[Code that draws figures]

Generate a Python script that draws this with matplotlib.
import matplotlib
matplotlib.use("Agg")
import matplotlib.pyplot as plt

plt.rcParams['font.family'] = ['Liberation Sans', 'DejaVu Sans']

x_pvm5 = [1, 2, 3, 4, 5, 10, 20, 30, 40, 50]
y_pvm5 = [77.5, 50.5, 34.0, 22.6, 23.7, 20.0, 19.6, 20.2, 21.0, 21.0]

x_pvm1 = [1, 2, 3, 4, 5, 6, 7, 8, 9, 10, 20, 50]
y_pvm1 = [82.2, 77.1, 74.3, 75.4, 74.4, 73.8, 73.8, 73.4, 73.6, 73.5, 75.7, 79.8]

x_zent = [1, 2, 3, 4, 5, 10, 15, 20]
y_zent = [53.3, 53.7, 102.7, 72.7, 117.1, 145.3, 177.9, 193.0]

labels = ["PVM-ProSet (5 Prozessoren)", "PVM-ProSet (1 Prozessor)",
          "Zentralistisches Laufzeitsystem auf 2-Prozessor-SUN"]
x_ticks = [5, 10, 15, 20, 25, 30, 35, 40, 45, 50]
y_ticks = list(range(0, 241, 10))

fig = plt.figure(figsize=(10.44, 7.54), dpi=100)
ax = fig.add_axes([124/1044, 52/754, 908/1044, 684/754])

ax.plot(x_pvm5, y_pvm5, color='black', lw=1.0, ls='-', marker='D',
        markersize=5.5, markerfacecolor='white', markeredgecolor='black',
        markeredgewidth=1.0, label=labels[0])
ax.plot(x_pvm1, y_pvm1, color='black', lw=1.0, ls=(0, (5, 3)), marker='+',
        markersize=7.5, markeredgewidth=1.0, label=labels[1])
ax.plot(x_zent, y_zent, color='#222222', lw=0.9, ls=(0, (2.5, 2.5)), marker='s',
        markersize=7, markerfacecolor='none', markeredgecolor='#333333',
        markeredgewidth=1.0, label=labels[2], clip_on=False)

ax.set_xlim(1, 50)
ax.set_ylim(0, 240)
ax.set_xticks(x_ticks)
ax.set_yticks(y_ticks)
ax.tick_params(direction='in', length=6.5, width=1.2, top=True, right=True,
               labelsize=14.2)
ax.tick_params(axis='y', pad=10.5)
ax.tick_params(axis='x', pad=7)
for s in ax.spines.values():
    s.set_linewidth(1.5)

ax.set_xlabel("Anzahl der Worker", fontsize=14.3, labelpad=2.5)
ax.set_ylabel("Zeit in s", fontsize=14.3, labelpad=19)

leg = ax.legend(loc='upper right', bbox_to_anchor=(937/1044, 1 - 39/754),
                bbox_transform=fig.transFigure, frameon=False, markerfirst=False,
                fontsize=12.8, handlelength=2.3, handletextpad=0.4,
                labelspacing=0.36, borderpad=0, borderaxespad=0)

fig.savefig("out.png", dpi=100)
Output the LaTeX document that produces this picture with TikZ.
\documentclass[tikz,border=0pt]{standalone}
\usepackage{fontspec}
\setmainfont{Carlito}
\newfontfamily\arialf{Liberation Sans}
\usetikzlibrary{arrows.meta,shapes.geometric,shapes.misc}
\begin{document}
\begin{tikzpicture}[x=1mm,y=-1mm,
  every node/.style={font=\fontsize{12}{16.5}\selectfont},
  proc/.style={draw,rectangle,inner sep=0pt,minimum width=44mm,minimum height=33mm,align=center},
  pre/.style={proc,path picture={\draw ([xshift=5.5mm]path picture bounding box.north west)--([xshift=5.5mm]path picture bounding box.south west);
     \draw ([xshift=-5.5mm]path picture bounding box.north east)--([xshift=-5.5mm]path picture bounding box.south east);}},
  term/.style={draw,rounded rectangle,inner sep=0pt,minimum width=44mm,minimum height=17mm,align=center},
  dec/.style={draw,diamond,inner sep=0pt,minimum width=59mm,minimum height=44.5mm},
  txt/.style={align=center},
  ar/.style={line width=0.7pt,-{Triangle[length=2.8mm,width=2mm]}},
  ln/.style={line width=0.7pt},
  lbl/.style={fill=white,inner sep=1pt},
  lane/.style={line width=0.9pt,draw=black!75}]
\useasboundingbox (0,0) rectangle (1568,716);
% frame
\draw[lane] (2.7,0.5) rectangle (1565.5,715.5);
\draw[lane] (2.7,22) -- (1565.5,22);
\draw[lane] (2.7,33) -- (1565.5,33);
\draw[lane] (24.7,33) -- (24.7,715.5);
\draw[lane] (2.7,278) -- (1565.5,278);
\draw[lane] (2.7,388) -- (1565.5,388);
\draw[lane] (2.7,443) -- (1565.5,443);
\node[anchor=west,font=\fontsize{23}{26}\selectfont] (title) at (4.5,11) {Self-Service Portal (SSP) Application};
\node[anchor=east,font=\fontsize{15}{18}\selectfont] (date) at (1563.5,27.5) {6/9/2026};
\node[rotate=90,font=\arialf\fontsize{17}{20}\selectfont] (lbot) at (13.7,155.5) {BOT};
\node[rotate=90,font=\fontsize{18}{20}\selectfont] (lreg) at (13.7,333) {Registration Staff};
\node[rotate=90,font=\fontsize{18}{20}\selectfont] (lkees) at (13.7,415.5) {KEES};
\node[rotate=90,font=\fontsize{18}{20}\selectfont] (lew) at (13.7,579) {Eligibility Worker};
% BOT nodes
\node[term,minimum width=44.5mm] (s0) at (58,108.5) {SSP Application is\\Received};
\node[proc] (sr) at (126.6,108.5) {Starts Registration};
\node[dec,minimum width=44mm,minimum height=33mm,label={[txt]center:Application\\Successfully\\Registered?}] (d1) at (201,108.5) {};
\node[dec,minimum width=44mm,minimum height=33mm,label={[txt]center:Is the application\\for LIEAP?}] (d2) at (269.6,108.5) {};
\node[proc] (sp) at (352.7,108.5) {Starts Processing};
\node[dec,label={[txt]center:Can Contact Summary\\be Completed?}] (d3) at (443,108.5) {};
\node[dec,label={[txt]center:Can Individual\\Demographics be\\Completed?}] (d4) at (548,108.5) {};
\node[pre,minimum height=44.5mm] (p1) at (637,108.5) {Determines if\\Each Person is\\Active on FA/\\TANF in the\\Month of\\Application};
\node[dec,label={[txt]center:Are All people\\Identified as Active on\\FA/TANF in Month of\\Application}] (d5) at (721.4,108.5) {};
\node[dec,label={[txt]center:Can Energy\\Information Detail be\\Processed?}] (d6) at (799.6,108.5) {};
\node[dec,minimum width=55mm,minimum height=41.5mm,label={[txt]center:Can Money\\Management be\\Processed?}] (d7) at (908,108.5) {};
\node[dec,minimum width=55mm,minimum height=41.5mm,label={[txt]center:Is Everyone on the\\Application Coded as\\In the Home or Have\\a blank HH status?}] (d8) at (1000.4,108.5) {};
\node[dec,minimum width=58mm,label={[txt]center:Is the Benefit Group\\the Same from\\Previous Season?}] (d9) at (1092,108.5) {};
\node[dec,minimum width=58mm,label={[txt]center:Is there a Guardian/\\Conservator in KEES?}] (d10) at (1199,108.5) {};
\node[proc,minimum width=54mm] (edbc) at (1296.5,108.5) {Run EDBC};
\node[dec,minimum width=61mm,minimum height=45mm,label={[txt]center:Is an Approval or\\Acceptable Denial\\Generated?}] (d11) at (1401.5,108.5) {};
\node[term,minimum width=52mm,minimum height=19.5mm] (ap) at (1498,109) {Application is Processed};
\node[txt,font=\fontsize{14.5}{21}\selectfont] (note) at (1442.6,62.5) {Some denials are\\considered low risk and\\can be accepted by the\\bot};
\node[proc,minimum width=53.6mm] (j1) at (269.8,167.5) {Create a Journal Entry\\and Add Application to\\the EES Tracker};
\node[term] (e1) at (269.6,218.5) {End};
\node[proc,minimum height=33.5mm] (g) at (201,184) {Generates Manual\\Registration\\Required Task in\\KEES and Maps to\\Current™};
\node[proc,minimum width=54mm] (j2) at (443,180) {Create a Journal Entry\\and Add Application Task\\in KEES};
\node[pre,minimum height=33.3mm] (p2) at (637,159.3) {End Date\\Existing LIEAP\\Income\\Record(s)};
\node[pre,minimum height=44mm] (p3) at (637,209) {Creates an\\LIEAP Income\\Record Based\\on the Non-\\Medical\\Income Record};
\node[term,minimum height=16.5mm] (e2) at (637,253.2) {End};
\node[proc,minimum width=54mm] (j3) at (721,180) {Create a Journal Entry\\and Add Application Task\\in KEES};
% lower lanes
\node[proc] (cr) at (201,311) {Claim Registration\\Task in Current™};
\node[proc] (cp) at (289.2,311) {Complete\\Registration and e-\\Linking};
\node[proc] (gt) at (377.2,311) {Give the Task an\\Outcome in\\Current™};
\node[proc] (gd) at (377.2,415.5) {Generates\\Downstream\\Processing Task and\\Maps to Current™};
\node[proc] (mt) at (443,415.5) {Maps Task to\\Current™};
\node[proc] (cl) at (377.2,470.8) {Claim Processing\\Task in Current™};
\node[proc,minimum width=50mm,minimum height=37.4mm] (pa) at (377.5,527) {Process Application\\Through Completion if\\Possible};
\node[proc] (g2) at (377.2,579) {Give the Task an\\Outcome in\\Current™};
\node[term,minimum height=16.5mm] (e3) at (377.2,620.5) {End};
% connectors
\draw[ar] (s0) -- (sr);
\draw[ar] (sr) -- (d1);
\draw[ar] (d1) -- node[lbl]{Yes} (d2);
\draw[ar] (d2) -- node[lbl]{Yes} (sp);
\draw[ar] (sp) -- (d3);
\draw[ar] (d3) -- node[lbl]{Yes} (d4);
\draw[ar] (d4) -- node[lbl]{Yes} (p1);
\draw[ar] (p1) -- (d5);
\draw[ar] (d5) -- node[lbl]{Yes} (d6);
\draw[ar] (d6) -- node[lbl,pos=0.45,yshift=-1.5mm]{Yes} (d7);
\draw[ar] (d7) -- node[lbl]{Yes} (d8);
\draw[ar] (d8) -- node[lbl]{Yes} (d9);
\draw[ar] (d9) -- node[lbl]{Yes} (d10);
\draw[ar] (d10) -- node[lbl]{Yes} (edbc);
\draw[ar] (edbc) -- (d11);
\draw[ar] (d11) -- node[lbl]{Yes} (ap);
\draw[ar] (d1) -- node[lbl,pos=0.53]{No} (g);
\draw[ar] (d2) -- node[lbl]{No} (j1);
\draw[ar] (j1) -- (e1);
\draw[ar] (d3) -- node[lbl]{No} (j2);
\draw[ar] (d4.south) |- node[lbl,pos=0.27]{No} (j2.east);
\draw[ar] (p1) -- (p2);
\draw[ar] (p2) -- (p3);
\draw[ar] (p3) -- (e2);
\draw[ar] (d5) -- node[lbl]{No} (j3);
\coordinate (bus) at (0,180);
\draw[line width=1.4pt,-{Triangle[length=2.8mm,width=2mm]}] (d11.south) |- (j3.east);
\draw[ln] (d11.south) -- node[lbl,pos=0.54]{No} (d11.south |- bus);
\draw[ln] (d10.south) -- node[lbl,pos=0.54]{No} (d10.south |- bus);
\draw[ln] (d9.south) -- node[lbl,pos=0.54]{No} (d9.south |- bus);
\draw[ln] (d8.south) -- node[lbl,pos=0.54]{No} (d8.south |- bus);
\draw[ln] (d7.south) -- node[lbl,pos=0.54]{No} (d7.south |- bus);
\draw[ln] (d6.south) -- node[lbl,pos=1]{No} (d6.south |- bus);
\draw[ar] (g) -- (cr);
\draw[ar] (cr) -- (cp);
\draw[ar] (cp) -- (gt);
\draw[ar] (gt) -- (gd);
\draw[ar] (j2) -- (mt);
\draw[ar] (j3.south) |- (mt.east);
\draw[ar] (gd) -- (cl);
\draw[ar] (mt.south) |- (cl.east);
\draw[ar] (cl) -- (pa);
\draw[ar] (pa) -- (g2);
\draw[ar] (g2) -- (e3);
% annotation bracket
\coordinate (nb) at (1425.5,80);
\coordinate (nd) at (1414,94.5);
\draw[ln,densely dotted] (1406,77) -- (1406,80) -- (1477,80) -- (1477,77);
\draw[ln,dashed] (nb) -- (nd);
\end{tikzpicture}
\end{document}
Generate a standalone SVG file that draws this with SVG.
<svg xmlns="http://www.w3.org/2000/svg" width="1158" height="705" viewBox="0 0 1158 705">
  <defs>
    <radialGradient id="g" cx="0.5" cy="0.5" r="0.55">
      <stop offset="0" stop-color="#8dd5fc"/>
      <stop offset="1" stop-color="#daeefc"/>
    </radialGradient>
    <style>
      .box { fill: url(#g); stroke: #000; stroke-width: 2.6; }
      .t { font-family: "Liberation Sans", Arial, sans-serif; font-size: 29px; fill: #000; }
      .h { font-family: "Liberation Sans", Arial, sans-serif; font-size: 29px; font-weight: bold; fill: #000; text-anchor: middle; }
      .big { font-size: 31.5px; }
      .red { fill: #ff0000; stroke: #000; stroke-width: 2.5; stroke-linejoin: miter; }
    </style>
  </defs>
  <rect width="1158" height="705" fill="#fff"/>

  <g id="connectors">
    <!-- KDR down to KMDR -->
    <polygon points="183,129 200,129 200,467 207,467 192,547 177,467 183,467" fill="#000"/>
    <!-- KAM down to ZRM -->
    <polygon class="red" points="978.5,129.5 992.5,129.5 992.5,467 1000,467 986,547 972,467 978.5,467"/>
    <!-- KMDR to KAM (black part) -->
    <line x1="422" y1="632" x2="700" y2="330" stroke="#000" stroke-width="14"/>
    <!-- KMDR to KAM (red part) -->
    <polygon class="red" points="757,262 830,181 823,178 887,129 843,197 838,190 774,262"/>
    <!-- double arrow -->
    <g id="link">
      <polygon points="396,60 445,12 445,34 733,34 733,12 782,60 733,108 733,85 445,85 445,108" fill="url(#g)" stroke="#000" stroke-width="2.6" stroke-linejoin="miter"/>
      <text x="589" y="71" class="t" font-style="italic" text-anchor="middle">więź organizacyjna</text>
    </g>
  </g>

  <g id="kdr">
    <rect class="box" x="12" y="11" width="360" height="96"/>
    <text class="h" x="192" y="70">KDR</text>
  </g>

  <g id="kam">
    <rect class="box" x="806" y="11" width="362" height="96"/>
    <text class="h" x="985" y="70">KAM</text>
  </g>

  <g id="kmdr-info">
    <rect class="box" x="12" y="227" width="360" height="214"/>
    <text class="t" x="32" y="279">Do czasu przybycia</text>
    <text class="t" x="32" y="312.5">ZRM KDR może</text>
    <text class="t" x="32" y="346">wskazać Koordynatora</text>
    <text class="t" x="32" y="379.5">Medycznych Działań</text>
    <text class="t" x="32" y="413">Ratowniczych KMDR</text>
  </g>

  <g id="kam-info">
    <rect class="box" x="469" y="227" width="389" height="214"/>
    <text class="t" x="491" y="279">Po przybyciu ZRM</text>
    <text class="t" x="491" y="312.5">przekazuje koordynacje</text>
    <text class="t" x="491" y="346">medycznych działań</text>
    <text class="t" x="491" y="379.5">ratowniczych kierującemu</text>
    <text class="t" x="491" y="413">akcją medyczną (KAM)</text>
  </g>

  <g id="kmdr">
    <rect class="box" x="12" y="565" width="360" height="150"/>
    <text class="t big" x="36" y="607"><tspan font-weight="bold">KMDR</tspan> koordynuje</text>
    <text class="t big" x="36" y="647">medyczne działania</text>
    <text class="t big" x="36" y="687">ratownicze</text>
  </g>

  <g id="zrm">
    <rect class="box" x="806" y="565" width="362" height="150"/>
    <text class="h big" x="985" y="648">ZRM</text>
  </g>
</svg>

__WORK TO BE COMPLETED__: Starting at the first line of the records above, please copy each line exactly until you reach the line containing "20.2, 21.0, 21.0]". Include that line and stop there.

__CORRECT RESPONSE__:
Generate a Python script that draws this with matplotlib.
import matplotlib
matplotlib.use("Agg")
import matplotlib.pyplot as plt

plt.rcParams['font.family'] = ['Liberation Sans', 'DejaVu Sans']

x_pvm5 = [1, 2, 3, 4, 5, 10, 20, 30, 40, 50]
y_pvm5 = [77.5, 50.5, 34.0, 22.6, 23.7, 20.0, 19.6, 20.2, 21.0, 21.0]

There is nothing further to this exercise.